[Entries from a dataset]
>>>>

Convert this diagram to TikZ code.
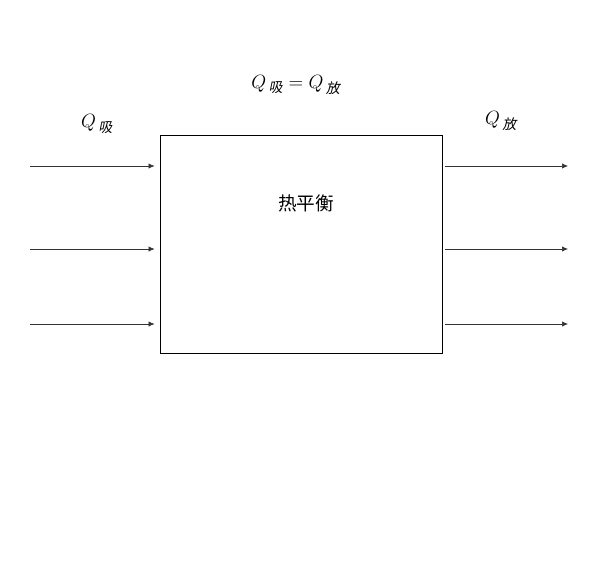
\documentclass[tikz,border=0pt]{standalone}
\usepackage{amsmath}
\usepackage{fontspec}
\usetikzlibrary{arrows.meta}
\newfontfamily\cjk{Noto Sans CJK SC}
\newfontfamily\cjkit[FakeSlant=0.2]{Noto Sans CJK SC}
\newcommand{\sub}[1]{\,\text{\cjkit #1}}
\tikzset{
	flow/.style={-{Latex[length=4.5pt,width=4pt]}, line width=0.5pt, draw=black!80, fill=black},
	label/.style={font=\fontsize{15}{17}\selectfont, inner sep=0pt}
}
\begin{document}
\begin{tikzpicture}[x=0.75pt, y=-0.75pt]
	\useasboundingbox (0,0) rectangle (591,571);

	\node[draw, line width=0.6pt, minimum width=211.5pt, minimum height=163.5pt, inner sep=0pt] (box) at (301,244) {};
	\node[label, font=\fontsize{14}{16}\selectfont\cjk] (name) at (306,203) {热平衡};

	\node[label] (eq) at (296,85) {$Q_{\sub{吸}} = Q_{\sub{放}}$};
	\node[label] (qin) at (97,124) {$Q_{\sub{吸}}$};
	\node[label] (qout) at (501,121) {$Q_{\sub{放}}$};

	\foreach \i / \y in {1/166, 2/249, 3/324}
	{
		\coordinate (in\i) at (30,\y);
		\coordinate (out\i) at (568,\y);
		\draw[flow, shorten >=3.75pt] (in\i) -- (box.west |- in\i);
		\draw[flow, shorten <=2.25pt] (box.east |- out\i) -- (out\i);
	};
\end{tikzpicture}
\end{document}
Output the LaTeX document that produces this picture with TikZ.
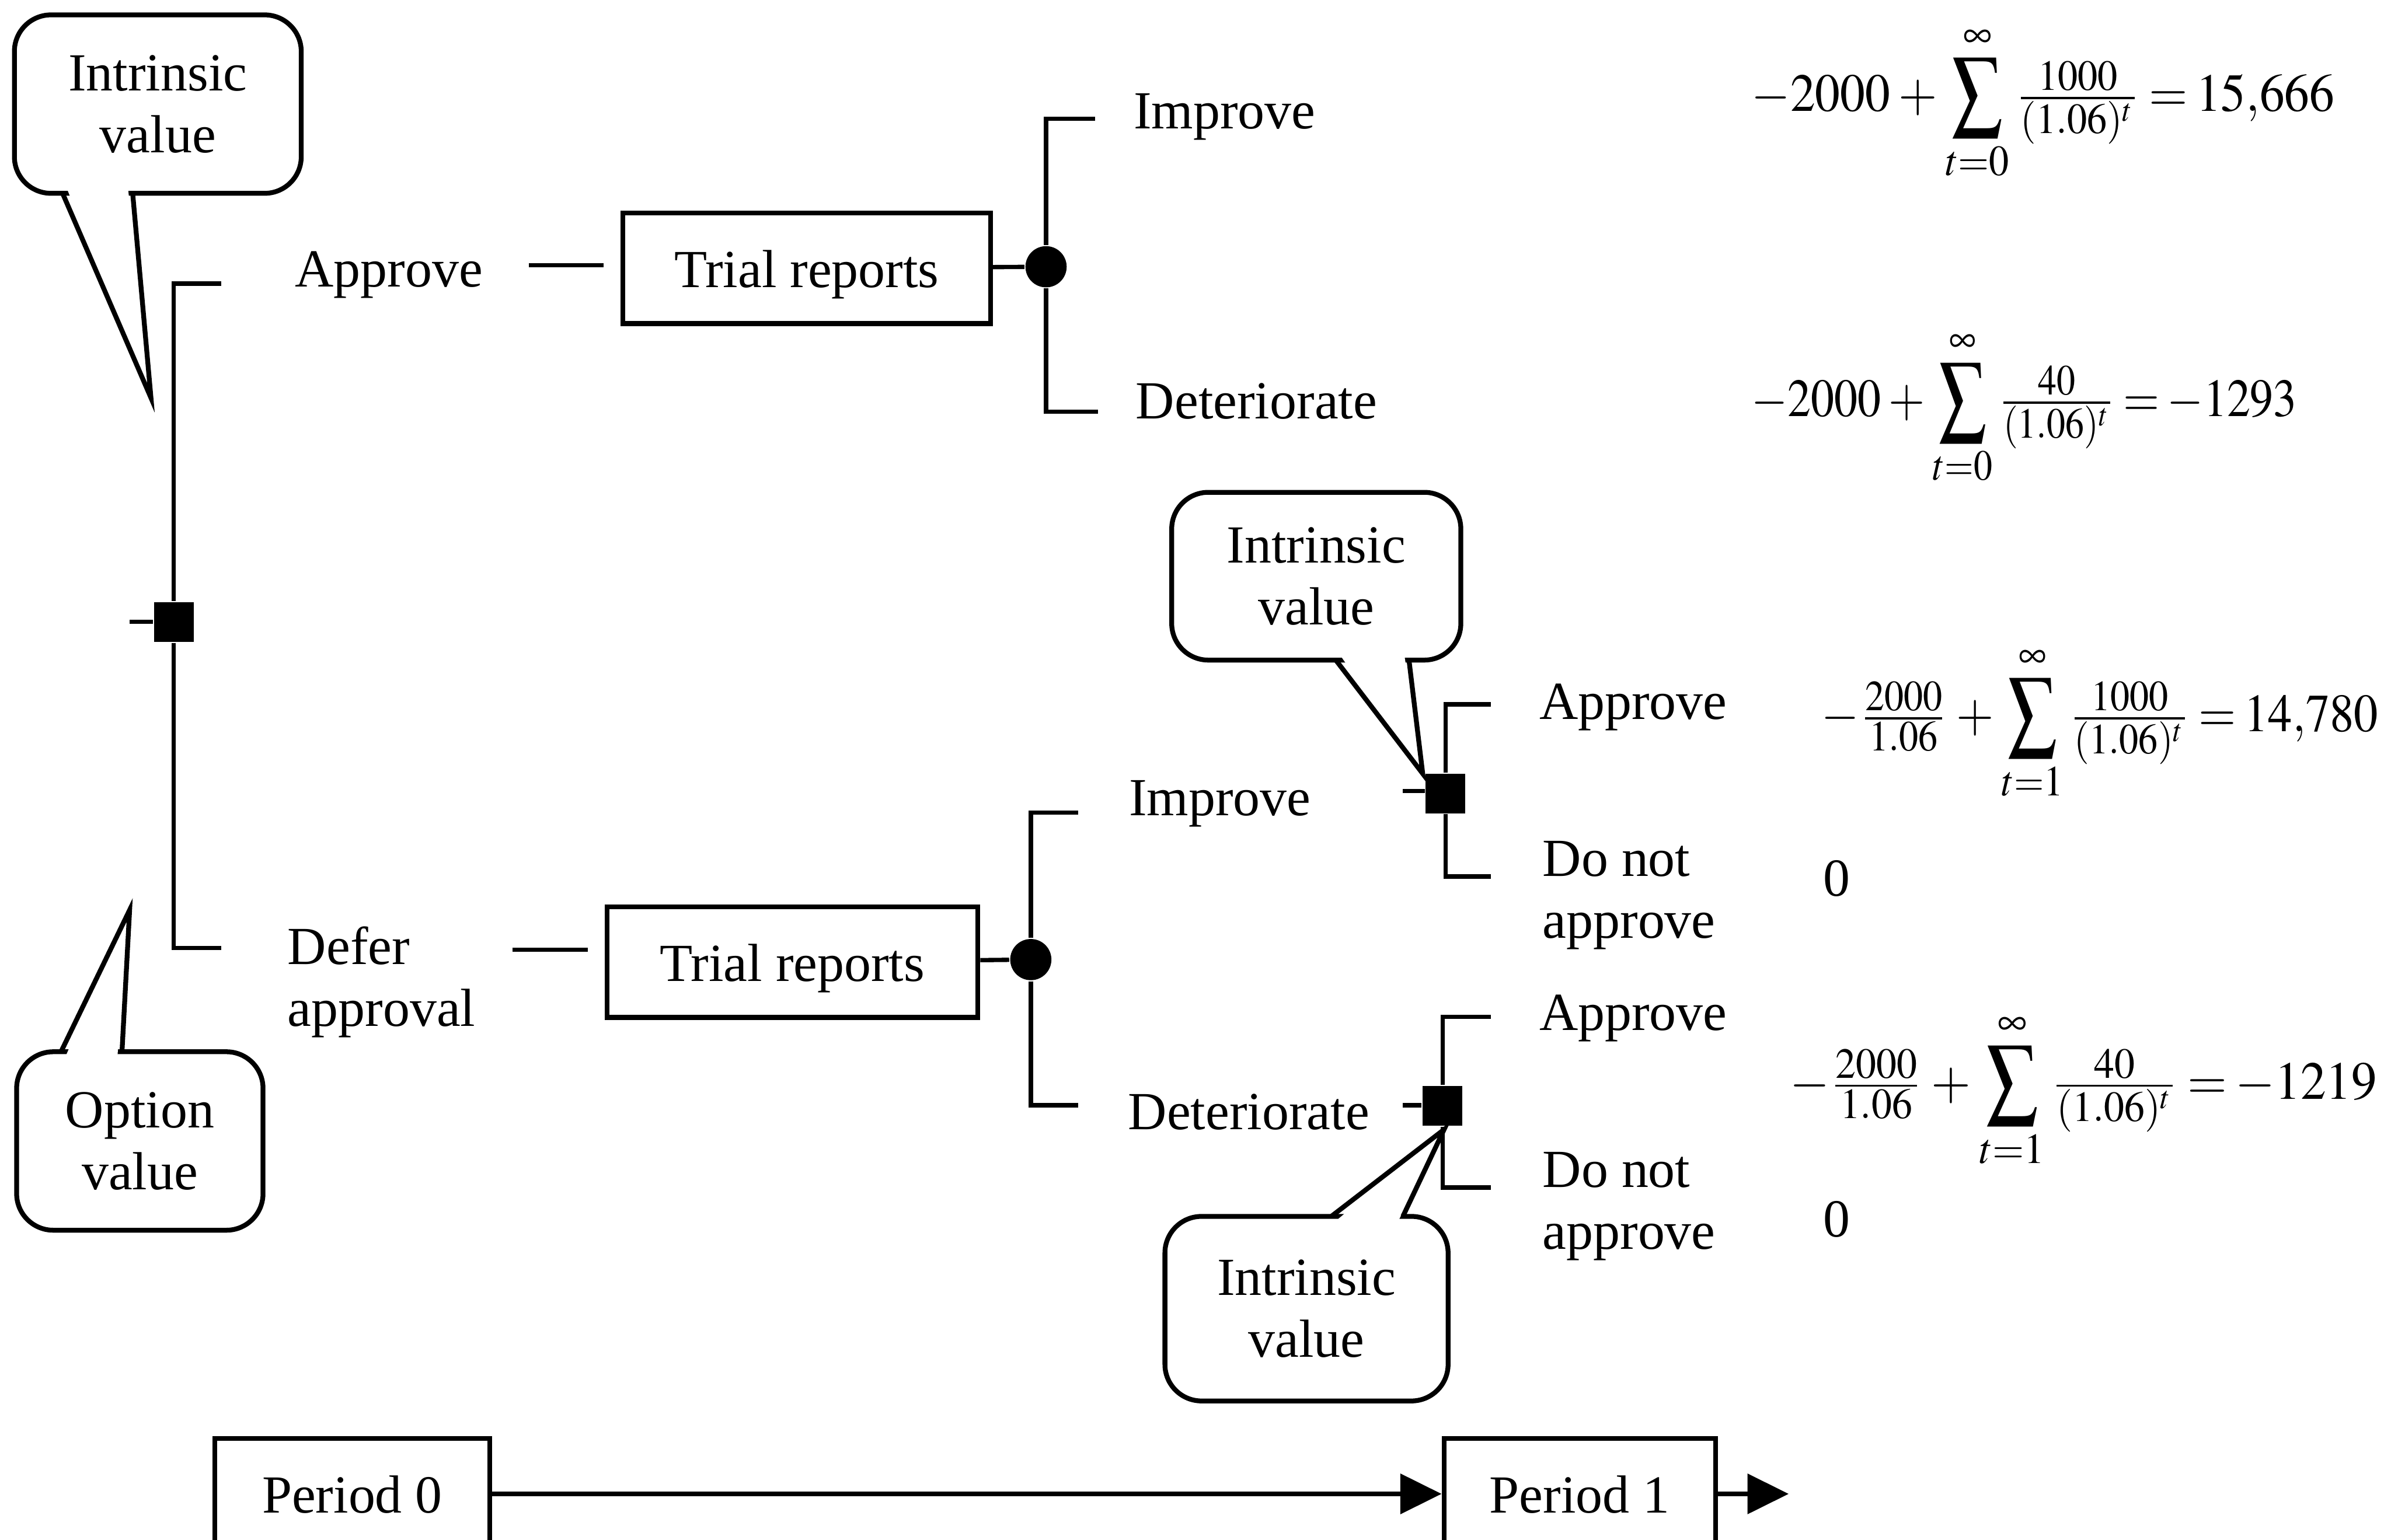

<<<<

#### [STATED GOAL]
Extract the entries in full, exactly as they are, minus the pictures.

#### [FULL OUTPUT]
Convert this diagram to TikZ code.
\documentclass[tikz,border=0pt]{standalone}
\usepackage{amsmath}
\usepackage{fontspec}
\usetikzlibrary{arrows.meta}
\newfontfamily\cjk{Noto Sans CJK SC}
\newfontfamily\cjkit[FakeSlant=0.2]{Noto Sans CJK SC}
\newcommand{\sub}[1]{\,\text{\cjkit #1}}
\tikzset{
	flow/.style={-{Latex[length=4.5pt,width=4pt]}, line width=0.5pt, draw=black!80, fill=black},
	label/.style={font=\fontsize{15}{17}\selectfont, inner sep=0pt}
}
\begin{document}
\begin{tikzpicture}[x=0.75pt, y=-0.75pt]
	\useasboundingbox (0,0) rectangle (591,571);

	\node[draw, line width=0.6pt, minimum width=211.5pt, minimum height=163.5pt, inner sep=0pt] (box) at (301,244) {};
	\node[label, font=\fontsize{14}{16}\selectfont\cjk] (name) at (306,203) {热平衡};

	\node[label] (eq) at (296,85) {$Q_{\sub{吸}} = Q_{\sub{放}}$};
	\node[label] (qin) at (97,124) {$Q_{\sub{吸}}$};
	\node[label] (qout) at (501,121) {$Q_{\sub{放}}$};

	\foreach \i / \y in {1/166, 2/249, 3/324}
	{
		\coordinate (in\i) at (30,\y);
		\coordinate (out\i) at (568,\y);
		\draw[flow, shorten >=3.75pt] (in\i) -- (box.west |- in\i);
		\draw[flow, shorten <=2.25pt] (box.east |- out\i) -- (out\i);
	};
\end{tikzpicture}
\end{document}
Output the LaTeX document that produces this picture with TikZ.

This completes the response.